What is Liquidity?

When it comes to financial markets, few concepts are as critical, yet often misunderstood, as liquidity. Liquidity plays a significant role in shaping the market dynamics and is a fundamental aspect that drives investment decisions. To truly grasp the importance of liquidity, we must dissect its core elements, impacts on financial markets, and practical implications for individual investors.

What is Liquidity?

Liquidity, in the simplest terms, refers to the ease with which an asset can be converted into cash without affecting its market price. High liquidity is associated with assets that can be bought or sold quickly without a significant change in price, like most stocks. Conversely, real estate, collectibles, or some corporate bonds are generally considered illiquid because they might take time to sell and may require a price reduction to entice buyers.

The Two Dimensions of Liquidity

Market Liquidity: This refers to the degree to which a market allows assets to be bought and sold at stable, transparent prices. In highly liquid markets like major stock exchanges, transactions can occur swiftly, with little impact on prices. However, in less liquid markets, like private equity or real estate, selling an asset can be time-consuming and often at a discount.

Accounting Liquidity: This pertains to a business’s ability to meet short-term obligations without incurring unacceptable losses. Companies with high liquidity have enough cash (or assets that can be quickly converted into cash) to pay off their short-term debts. Measures of accounting liquidity include current ratio, quick ratio, and cash ratio.

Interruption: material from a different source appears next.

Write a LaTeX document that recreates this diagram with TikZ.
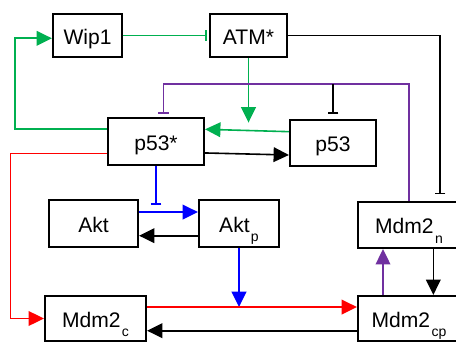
\documentclass[tikz,border=0pt]{standalone}
\usepackage{fontspec}
\setmainfont{Liberation Sans}
\usetikzlibrary{arrows.meta}
\definecolor{cgreen}{HTML}{00B050}
\definecolor{cred}{HTML}{FF0000}
\definecolor{cblue}{HTML}{0000FF}
\definecolor{cpurple}{HTML}{7030A0}
\newcommand\sbs[1]{\kern1pt\raisebox{-7pt}[0pt][0pt]{\fontsize{10.5}{10.5}\selectfont #1}}
\tikzset{
  box/.style={draw=black, line width=1.6pt, fill=white, inner sep=0pt,
    text height=13.4pt, text depth=0pt, font=\fontsize{15.8}{18}\selectfont},
  conn/.style={line width=1.2pt},
  act/.style={conn, -{Triangle[length=11.5pt,width=11pt]}},
  inh/.style={conn, -{Bar[width=8pt]}},
}
\begin{document}
\begin{tikzpicture}[x=0.75pt, y=-0.75pt]
\useasboundingbox (0,0) rectangle (456,342);
\clip (0,0) rectangle (456,342);
\fill[white] (0,0) rectangle (456,342);
% nodes
\node[box, minimum width=51.75pt, minimum height=32.25pt] (wip) at (87.5,35.5) {Wip1};
\node[box, minimum width=57.75pt, minimum height=32.25pt] (atm) at (248.5,35.5) {ATM*};
\node[box, minimum width=72pt, minimum height=35.25pt] (p53s) at (156,141.5) {p53*};
\node[box, minimum width=64.5pt, minimum height=34.5pt] (p53) at (333,143) {p53};
\node[box, minimum width=66.75pt, minimum height=35.25pt] (akt) at (93.5,223.5) {Akt};
\node[box, minimum width=60pt, minimum height=35.25pt] (aktp) at (239,223.5) {Akt\sbs{p}};
\node[box, minimum width=76.5pt, minimum height=34.5pt] (mdmn) at (409,225) {Mdm2\sbs{n}};
\node[box, minimum width=75.75pt, minimum height=33.75pt] (mdmc) at (95.5,318.5) {Mdm2\sbs{c}};
\node[box, minimum width=76.5pt, minimum height=33.75pt] (mdmcp) at (409,318.5) {Mdm2\sbs{cp}};
% connectors
\draw[inh, cgreen, shorten >=1.5pt] (wip.east) -- (atm.west);
\draw[inh, black, shorten >=5pt] (atm.east) -| ([xshift=23.25pt]mdmn.north);
\draw[act, cgreen] (atm.south) -- ++(0,64.5) coordinate (gtip);
\draw[act, cgreen] ([yshift=8.5pt]p53.west) -- ([yshift=9.15pt]p53s.east);
\draw[act, black] ([yshift=-8.6pt]p53s.east) -- ([yshift=-9pt]p53.west);
\draw[act, cgreen] ([yshift=9.15pt]p53s.west) -- ++(-92,0) |- ([yshift=-2.1pt]wip.west);
\draw[act, cred] ([yshift=-8.85pt]p53s.west) -- ++(-96.5,0) |- (mdmc.west);
\draw[inh, cpurple, shorten >=2.25pt] (mdmn.north) -- ++(0,-117) coordinate (pc) -| ([xshift=5.5pt]p53s.north);
\draw[inh, black, shorten >=3.75pt] (pc -| p53.north) -- (p53.north);
\draw[inh, cblue] (p53s.south) -- ++(0,39);
\draw[act, cblue] ([yshift=8.6pt]akt.east) -- ([yshift=8.6pt]aktp.west);
\draw[act, black] ([yshift=-9.15pt]aktp.west) -- ([yshift=-9.15pt]akt.east);
\draw[act, cblue] (aktp.south) -- ++(0,59);
\draw[act, cred] ([yshift=8.6pt]mdmc.east) -- ([yshift=8.6pt]mdmcp.west);
\draw[act, black] ([yshift=-9.15pt]mdmcp.west) -- ([yshift=-9.15pt]mdmc.east);
\draw[act, cpurple] ([xshift=-19.5pt]mdmcp.north) -- ([xshift=-19.5pt]mdmn.south);
\draw[act, black] ([xshift=18.25pt]mdmn.south) -- ([xshift=18.25pt]mdmcp.north);
\end{tikzpicture}
\end{document}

Why Does Liquidity Matter?

Liquidity plays a pivotal role in financial markets and investing for a few key reasons:

Transaction Costs: Higher liquidity reduces transaction costs. In a liquid market, the "bid-ask spread," which is the difference between what buyers are willing to pay and what sellers are asking, is often quite small. In contrast, in less liquid markets, the spread can be wide, potentially leading to higher costs when buying or selling.

Price Stability: Liquid markets tend to be more stable because they can absorb large buy or sell orders without drastic price changes. In illiquid markets, significant transactions can create substantial price swings.

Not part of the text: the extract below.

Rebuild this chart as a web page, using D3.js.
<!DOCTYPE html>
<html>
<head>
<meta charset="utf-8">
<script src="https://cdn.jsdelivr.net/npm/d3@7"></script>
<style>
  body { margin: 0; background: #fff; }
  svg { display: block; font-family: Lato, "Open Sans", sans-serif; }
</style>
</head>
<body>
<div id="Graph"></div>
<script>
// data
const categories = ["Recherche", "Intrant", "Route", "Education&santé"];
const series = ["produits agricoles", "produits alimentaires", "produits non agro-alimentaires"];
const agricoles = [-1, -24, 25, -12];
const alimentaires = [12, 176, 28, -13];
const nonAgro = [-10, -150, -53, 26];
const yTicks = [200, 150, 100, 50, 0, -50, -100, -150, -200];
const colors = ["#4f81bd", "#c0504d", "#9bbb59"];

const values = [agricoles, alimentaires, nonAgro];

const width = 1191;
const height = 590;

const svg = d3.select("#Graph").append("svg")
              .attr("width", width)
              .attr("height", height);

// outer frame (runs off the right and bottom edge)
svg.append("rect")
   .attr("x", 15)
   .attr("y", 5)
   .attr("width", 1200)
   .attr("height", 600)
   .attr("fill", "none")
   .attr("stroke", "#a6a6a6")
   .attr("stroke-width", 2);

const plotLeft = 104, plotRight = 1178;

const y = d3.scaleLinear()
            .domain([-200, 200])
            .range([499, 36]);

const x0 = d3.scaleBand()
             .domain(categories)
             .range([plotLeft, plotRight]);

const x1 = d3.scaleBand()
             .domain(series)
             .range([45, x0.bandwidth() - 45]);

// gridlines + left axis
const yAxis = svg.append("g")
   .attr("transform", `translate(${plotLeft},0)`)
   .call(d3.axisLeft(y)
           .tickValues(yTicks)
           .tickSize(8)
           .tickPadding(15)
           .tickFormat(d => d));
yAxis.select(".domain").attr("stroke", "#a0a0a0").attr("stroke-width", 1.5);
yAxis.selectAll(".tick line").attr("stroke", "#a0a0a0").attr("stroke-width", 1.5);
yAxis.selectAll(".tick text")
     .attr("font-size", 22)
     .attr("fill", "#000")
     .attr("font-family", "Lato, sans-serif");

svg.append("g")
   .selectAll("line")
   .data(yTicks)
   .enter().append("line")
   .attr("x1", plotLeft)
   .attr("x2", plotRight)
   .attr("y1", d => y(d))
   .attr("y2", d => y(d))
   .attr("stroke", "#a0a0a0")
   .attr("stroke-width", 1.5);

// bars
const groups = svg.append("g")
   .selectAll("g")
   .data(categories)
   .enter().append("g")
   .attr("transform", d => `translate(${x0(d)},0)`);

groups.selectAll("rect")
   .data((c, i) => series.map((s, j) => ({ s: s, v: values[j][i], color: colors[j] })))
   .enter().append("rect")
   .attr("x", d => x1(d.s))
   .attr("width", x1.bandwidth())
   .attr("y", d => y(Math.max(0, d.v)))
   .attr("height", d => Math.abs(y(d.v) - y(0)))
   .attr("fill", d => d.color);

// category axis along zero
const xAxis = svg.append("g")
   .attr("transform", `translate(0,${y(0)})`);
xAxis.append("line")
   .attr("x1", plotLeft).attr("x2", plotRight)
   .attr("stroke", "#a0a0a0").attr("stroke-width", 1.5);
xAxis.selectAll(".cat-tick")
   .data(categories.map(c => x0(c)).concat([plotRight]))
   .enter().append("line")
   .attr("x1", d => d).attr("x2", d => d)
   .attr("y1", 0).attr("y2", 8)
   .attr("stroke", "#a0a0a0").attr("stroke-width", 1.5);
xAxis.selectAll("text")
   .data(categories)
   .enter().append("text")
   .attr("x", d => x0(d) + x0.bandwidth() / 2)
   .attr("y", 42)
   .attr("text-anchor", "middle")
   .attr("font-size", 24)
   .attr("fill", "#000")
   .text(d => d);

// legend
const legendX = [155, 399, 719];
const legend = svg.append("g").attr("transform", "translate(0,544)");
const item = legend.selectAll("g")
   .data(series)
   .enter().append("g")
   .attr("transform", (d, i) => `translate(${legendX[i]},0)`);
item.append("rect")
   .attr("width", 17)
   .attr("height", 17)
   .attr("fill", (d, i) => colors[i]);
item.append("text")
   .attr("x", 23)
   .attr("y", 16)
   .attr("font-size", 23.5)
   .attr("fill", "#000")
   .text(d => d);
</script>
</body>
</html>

Market Confidence: Liquidity fosters confidence among market participants. If investors believe they can easily enter or exit positions, they are more likely to participate in the market.

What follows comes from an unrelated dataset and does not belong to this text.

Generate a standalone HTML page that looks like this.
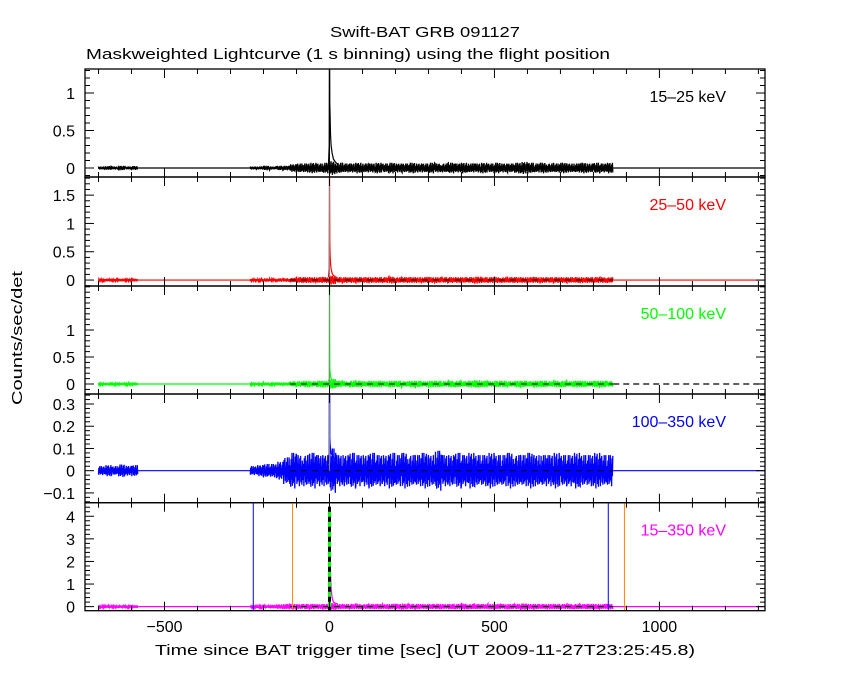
<!DOCTYPE html>
<html><head><meta charset="utf-8"><style>
body{margin:0;background:#fff;}
svg{display:block;font-family:"Liberation Sans",sans-serif;}
</style></head><body>
<svg id="chart" width="850" height="680" xmlns="http://www.w3.org/2000/svg">
<rect width="850" height="680" fill="#fff"/>
<text x="330" y="37" font-size="15" textLength="190" lengthAdjust="spacingAndGlyphs">Swift-BAT GRB 091127</text>
<text x="86" y="59" font-size="15" textLength="524" lengthAdjust="spacingAndGlyphs">Maskweighted Lightcurve (1 s binning) using the flight position</text>
<text x="0" y="0" font-size="15" text-anchor="middle" textLength="134" lengthAdjust="spacingAndGlyphs" transform="translate(22,338) rotate(-90)">Counts/sec/det</text>
<text x="155" y="655" font-size="15" textLength="540" lengthAdjust="spacingAndGlyphs">Time since BAT trigger time [sec] (UT 2009-11-27T23:25:45.8)</text>
<g id="plots"></g>
</svg>
<script>
const tPre = [-700,-680,-660,-640,-620,-600];
const tPost = [-240,-220,-200,-180,-160,-140,-120,-100,-80,-60,-40,-20,0,20,40,60,80,100,120,140,160,180,200,220,240,260,280,300,320,340,360,380,400,420,440,460,480,500,520,540,560,580,600,620,640,660,680,700,720,740,760,780,800,820,840];
const xTicks = [-500,0,500,1000];
const bandLabels = ["15\u201325 keV","25\u201350 keV","50\u2013100 keV","100\u2013350 keV","15\u2013350 keV"];
const bandColors = ["#000","#f00","#0f0","#00f","#f0f"];
const yRanges = [[-0.12,1.32],[-0.105,1.82],[-0.185,1.815],[-0.144,0.345],[-0.18,4.6]];
const yTickVals = [[0,0.5,1],[0,0.5,1,1.5],[0,0.5,1],[-0.1,0,0.1,0.2,0.3],[0,1,2,3,4]];
const yMinor = [0.1,0.1,0.1,0.02,0.2];
const ampPre = [[0.02,0.025,0.02,0.03,0.02,0.025],[0.02,0.025,0.02,0.025,0.02,0.025],[0.02,0.025,0.02,0.025,0.02,0.025],[0.02,0.025,0.02,0.028,0.022,0.025],[0.05,0.06,0.05,0.06,0.05,0.06]];
const ampPost0 = [0.02,0.02,0.03,0.02,0.03,0.03,0.05,0.06,0.06,0.07,0.06,0.07,0.09,0.07,0.06,0.06,0.07,0.06,0.06,0.07,0.06,0.07,0.06,0.06,0.07,0.06,0.06,0.07,0.06,0.06,0.07,0.06,0.07,0.06,0.06,0.07,0.06,0.07,0.06,0.06,0.07,0.08,0.07,0.06,0.07,0.06,0.06,0.07,0.06,0.06,0.07,0.06,0.07,0.06,0.07];
const ampPost1 = [0.02,0.02,0.03,0.02,0.03,0.03,0.04,0.05,0.05,0.05,0.05,0.05,0.08,0.05,0.05,0.05,0.05,0.05,0.05,0.05,0.05,0.06,0.05,0.05,0.05,0.05,0.05,0.05,0.05,0.05,0.05,0.05,0.05,0.05,0.06,0.05,0.05,0.05,0.05,0.05,0.05,0.05,0.05,0.05,0.05,0.05,0.05,0.05,0.05,0.05,0.05,0.05,0.05,0.05,0.05];
const ampPost2 = [0.02,0.02,0.03,0.02,0.03,0.03,0.05,0.05,0.06,0.05,0.06,0.06,0.09,0.06,0.05,0.06,0.06,0.05,0.06,0.06,0.05,0.06,0.06,0.05,0.06,0.06,0.05,0.06,0.06,0.05,0.06,0.06,0.05,0.06,0.07,0.06,0.05,0.06,0.06,0.05,0.06,0.06,0.05,0.06,0.06,0.05,0.06,0.06,0.05,0.06,0.06,0.05,0.06,0.06,0.05];
const ampPost3 = [0.02,0.025,0.03,0.03,0.04,0.06,0.08,0.07,0.07,0.08,0.07,0.07,0.1,0.07,0.07,0.08,0.07,0.07,0.08,0.07,0.07,0.08,0.07,0.08,0.07,0.07,0.08,0.07,0.09,0.07,0.07,0.08,0.07,0.08,0.07,0.07,0.08,0.07,0.07,0.08,0.07,0.07,0.08,0.07,0.07,0.07,0.08,0.07,0.07,0.08,0.07,0.07,0.08,0.07,0.07];
const ampPost4 = [0.05,0.05,0.06,0.08,0.1,0.12,0.12,0.11,0.12,0.12,0.11,0.12,0.15,0.12,0.11,0.12,0.12,0.11,0.12,0.12,0.11,0.12,0.12,0.13,0.12,0.12,0.11,0.12,0.12,0.11,0.12,0.12,0.13,0.12,0.12,0.11,0.12,0.12,0.11,0.12,0.12,0.14,0.12,0.12,0.11,0.12,0.12,0.11,0.12,0.12,0.11,0.12,0.12,0.11,0.12];
const ampPost = [ampPost0,ampPost1,ampPost2,ampPost3,ampPost4];
const peakT = [-3,-1,0,1,2,3,5,8,12,18,25];
const peakV = [[0.05,0.3,2,0.85,0.7,0.45,0.3,0.2,0.12,0.08,0.05],[0.05,0.2,2,0.65,0.45,0.3,0.2,0.12,0.08,0.05,0.04],[0.05,0.1,2,0.3,0.22,0.15,0.1,0.08,0.06,0.05,0.04],[0.03,0.08,1,0.15,0.12,0.1,0.08,0.07,0.06,0.05,0.05],[0.1,1,4.5,3.5,2.5,1.5,0.8,0.4,0.2,0.15,0.12]];
const vLinesT = [-231,-112,845,894];
const vLinesC = ["#00f","#f80","#00f","#f80"];

const NS="http://www.w3.org/2000/svg";
const g=document.getElementById('plots');
const X0=85,X1=765,T0=-741,T1=1320;
const panelTop=[69,177,286,394,502.7], panelBot=[177,286,394,502.7,610.7];
const xs=t=>X0+(t-T0)/(T1-T0)*(X1-X0);
const wig=[1,-0.6,0.45,-1,0.8,-0.35,0.95,-0.75,0.3,-0.9,0.65,-0.5,1,-0.85,0.4,-0.7];
function mk(tag,attrs,parent){const e=document.createElementNS(NS,tag);for(const k in attrs)e.setAttribute(k,attrs[k]);(parent||g).appendChild(e);return e;}
function fmt(v){return (v<0?"\u2212":"")+String(Math.abs(Math.round(v*100)/100));}

for(let p=0;p<5;p++){
  const top=panelTop[p],bot=panelBot[p],[y0,y1]=yRanges[p];
  const ys=v=>bot-(v-y0)/(y1-y0)*(bot-top);
  const pg=mk('g',{});
  
  
  const cid='clip'+p;
  const cp=mk('clipPath',{id:cid},pg);mk('rect',{x:X0,y:top,width:X1-X0,height:bot-top},cp);
  const dg=mk('g',{'clip-path':'url(#'+cid+')'},pg);
  const col=bandColors[p];
  const z=ys(0);
  const l1=mk('line',{x1:xs(-580),x2:xs(-240),y1:z,y2:z,stroke:col,'stroke-width':1.2},dg);
  
  const l2=mk('line',{x1:xs(860),x2:X1,y1:z,y2:z,stroke:p==2?'#000':col,'stroke-width':1.2,'stroke-dasharray':p==2?'6,4':'none'},dg);
  
  function zig(ts,amps,off){let d='';ts.forEach((t,i)=>{for(let k=0;k<16;k++){const tt=t+k*20/16;const a=amps[i]*wig[(k+i*5+off)%16];d+=(d?'L':'M')+xs(tt).toFixed(1)+','+ys(a).toFixed(1);}});return d;}
  const n1=mk('path',{d:zig(tPre,ampPre[p],p*3),stroke:col,fill:'none','stroke-width':1.3},dg);
  
  const n2=mk('path',{d:zig(tPost,ampPost[p],p*3),stroke:col,fill:'none','stroke-width':1.3},dg);
  
  mk('line',{x1:xs(-120),x2:xs(860),y1:z,y2:z,stroke:'#000','stroke-width':1,'stroke-dasharray':'6,5'},dg);
  let pd='';peakT.forEach((t,i)=>{pd+=(i?'L':'M')+xs(t).toFixed(1)+','+ys(peakV[p][i]).toFixed(1);});
  const pk=mk('path',{d:pd,stroke:col,fill:'none','stroke-width':1.2},dg);
  
  if(p<4){const sp=mk('line',{x1:xs(0),x2:xs(0),y1:top,y2:ys(0),stroke:p==0?'#000':'#888','stroke-width':1},dg);}
  if(p==4){
    vLinesT.forEach((t,i)=>{const v=mk('line',{x1:xs(t),x2:xs(t),y1:top,y2:bot,stroke:vLinesC[i],'stroke-width':1},dg);});
    const gd=mk('line',{x1:xs(0),x2:xs(0),y1:top+4,y2:bot,stroke:'#0f0','stroke-width':3},dg);
    mk('line',{x1:xs(0),x2:xs(0),y1:top+4,y2:bot,stroke:'#000','stroke-width':3,'stroke-dasharray':'5,5'},dg);
  }
  mk('rect',{x:X0,y:top,width:X1-X0,height:bot-top,fill:'none',stroke:'#000','stroke-width':1.3},pg);
  for(let t=-700;t<=1300;t+=100){const maj=t%500==0;const L=maj?9:5;const x=xs(t);
    mk('line',{x1:x,x2:x,y1:bot,y2:bot-L,stroke:'#000'},pg);mk('line',{x1:x,x2:x,y1:top,y2:top+L,stroke:'#000'},pg);}
  const mn=yMinor[p];for(let v=Math.ceil(y0/mn)*mn;v<=y1+1e-9;v+=mn){const vv=Math.round(v/mn)*mn;const maj=yTickVals[p].some(q=>Math.abs(q-vv)<1e-6);const L=maj?9:5;const y=ys(vv);
    mk('line',{x1:X0,x2:X0+L,y1:y,y2:y,stroke:'#000'},pg);mk('line',{x1:X1,x2:X1-L,y1:y,y2:y,stroke:'#000'},pg);}
  yTickVals[p].forEach(v=>{const tx=mk('text',{x:X0-10,y:ys(v)+6,'font-size':16,'text-anchor':'end'},pg);tx.textContent=fmt(v);});
  const bl=mk('text',{x:726,y:top+33,'font-size':16,'text-anchor':'end',fill:col},pg);bl.textContent=bandLabels[p];
  
  
}
xTicks.forEach(t=>{const tx=mk('text',{x:xs(t),y:632,'font-size':16,'text-anchor':'middle'});tx.textContent=fmt(t);
  
  });
</script>
</body></html>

How is Liquidity Measured?

Liquidity can be challenging to measure because it encompasses various factors. However, some common indicators include:

Trading Volume: A high level of trading volume usually signifies a liquid market.

Bid-Ask Spread: A narrow bid-ask spread indicates high liquidity, as the asset can be sold near its market value.

Time on Market: If assets are quickly bought or sold, the market is likely highly liquid.

Price Impact: If large orders don't significantly alter the price, the market is probably quite liquid.

Liquidity Risk

While liquidity is generally beneficial, it's not without risks. Liquidity risk arises when an investor, business, or financial institution cannot conduct transactions due to insufficient market liquidity. During a crisis, for instance, liquidity can dry up, leading to price plunges as investors struggle to sell their assets.

The Role of Liquidity in Investment Decisions

From an investor’s perspective, understanding liquidity is vital. Highly liquid investments, like stocks or bonds, can be sold quickly if the need arises. However, they might also be more volatile due to rapid buying and selling.

On the other hand, less liquid assets, like real estate or collectibles, are often more stable but can take time to sell, which could be problematic in an emergency. They also tend to have higher transaction costs due to their illiquidity.

In portfolio construction, a balance between liquid and illiquid investments can help manage risks and returns. While liquid assets provide flexibility and security, illiquid assets can offer higher potential returns to compensate for their lack of liquidity.

The Bottom Line

Liquidity, while a seemingly simple concept, has wide-ranging implications in finance. It impacts market stability, transaction costs, risk, and investment decisions. By understanding liquidity, investors can better navigate the financial landscape and make more informed decisions that align with their financial goals and risk tolerance.

While liquidity is just one piece of the financial puzzle, it's a significant one that deserves attention. Because whether you're an investor looking to sell a stock or a business needing to cover short-term expenses, liquidity matters.